The regent-approved deficit-reduction plan for athletics already has various forms of university assistance. UNM will this year give the department $885,435 from “land sale proceeds,” another $641,000 in unspecified institutional support and $750,000 in tuition waivers for student-athletes.

Athletics’ revenue also includes about $3.7 million in student fees. The legislature also appropriates about $2.6 million for UNM athletics – $500,000 less than it allocates for New Mexico State University sports.

Even before the recommendation was announced, some public officials offered input, including Albuquerque Mayor Tim Keller and U.S. Rep. Michelle Lujan Grisham, also a gubernatorial candidate. It is likely to garner reaction from others (see sidebar).

Stokes said she hopes that cutting sports would not threaten future funding for the athletic department or UNM as a whole.

“I’m new to New Mexico. I hear that these things happen,” she said. “I hope that we have sufficient support among leaders in the state who care about UNM and who care more about the success of our university that we can manage any one who might hope for a little vengeance.”

Complying with Title IX

But the department’s problems extend beyond finances.

In May, UNM released a Title IX assessment report indicating the athletic department was not compliant with federal gender equity laws.

Essentially, the university is not providing male and female athletic opportunities at a rate aligned with the ratios of UNM’s general student enrollment numbers.

At UNM, where women accounted for 55.4 percent of enrollment in 2016-17, the female participation in athletics was at 43.8 percent.

Athletic departments can demonstrate Title IX compliance through adequate participation proportionality or one of two other tests.

Adding beach volleyball in 2015 ensured UNM’s compliance for a few years. But its failure to provide enough resources or an adequate playing facility for the team no longer allowed UNM to remain Title IX compliant.

The present recommendation to achieve compliance means the number of men athletes would decrease from 311 this past year to 234 by fall 2019. The number of women athletes would increase from 259 to 313.

Asked how UNM athletics allowed itself to be so non-compliant with Title IX guidelines and who was responsible for allowing it to get to this point, Nuñez said it is the ultimate responsibility of the athletic director to make sure the department is compliant, though he stopped short of saying anyone in the past should have better prepared UNM for this.

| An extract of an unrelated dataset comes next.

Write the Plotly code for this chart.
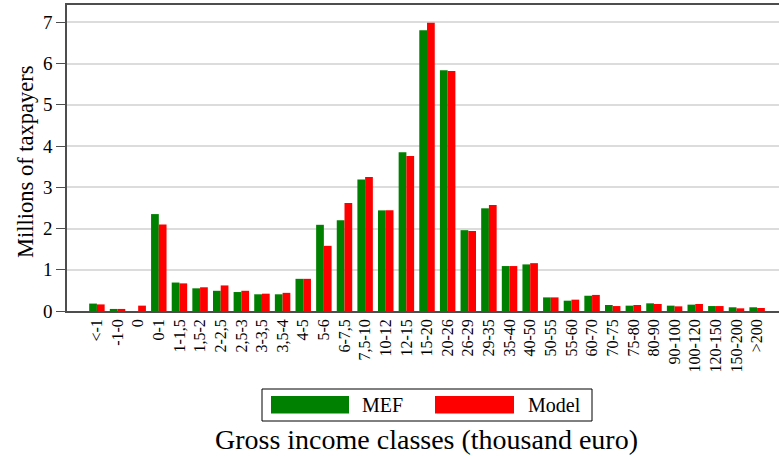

He said one employee in charge of Title IX compliance in recent years no longer works at UNM and another who in the past has overseen it, and who still works at UNM, hasn’t been directly overseeing it recently.

Who is responsible for it in the future?

“Ultimately, I am,” Nuñez said, before adding there will be a department reorganization soon in which he could assign that role to another administrator.

According to her job description posted on UNM’s website, deputy athletic director Janice Ruggiero is in charge of overseeing Title IX. Nuñez spoke highly of her advocacy of Title IX within the department and said any Title IX issues the department is facing is not because of something she failed to do. Asked specifically if she had made past recommendations that were ignored, Nuñez said he could not speak to what decisions were made in the past.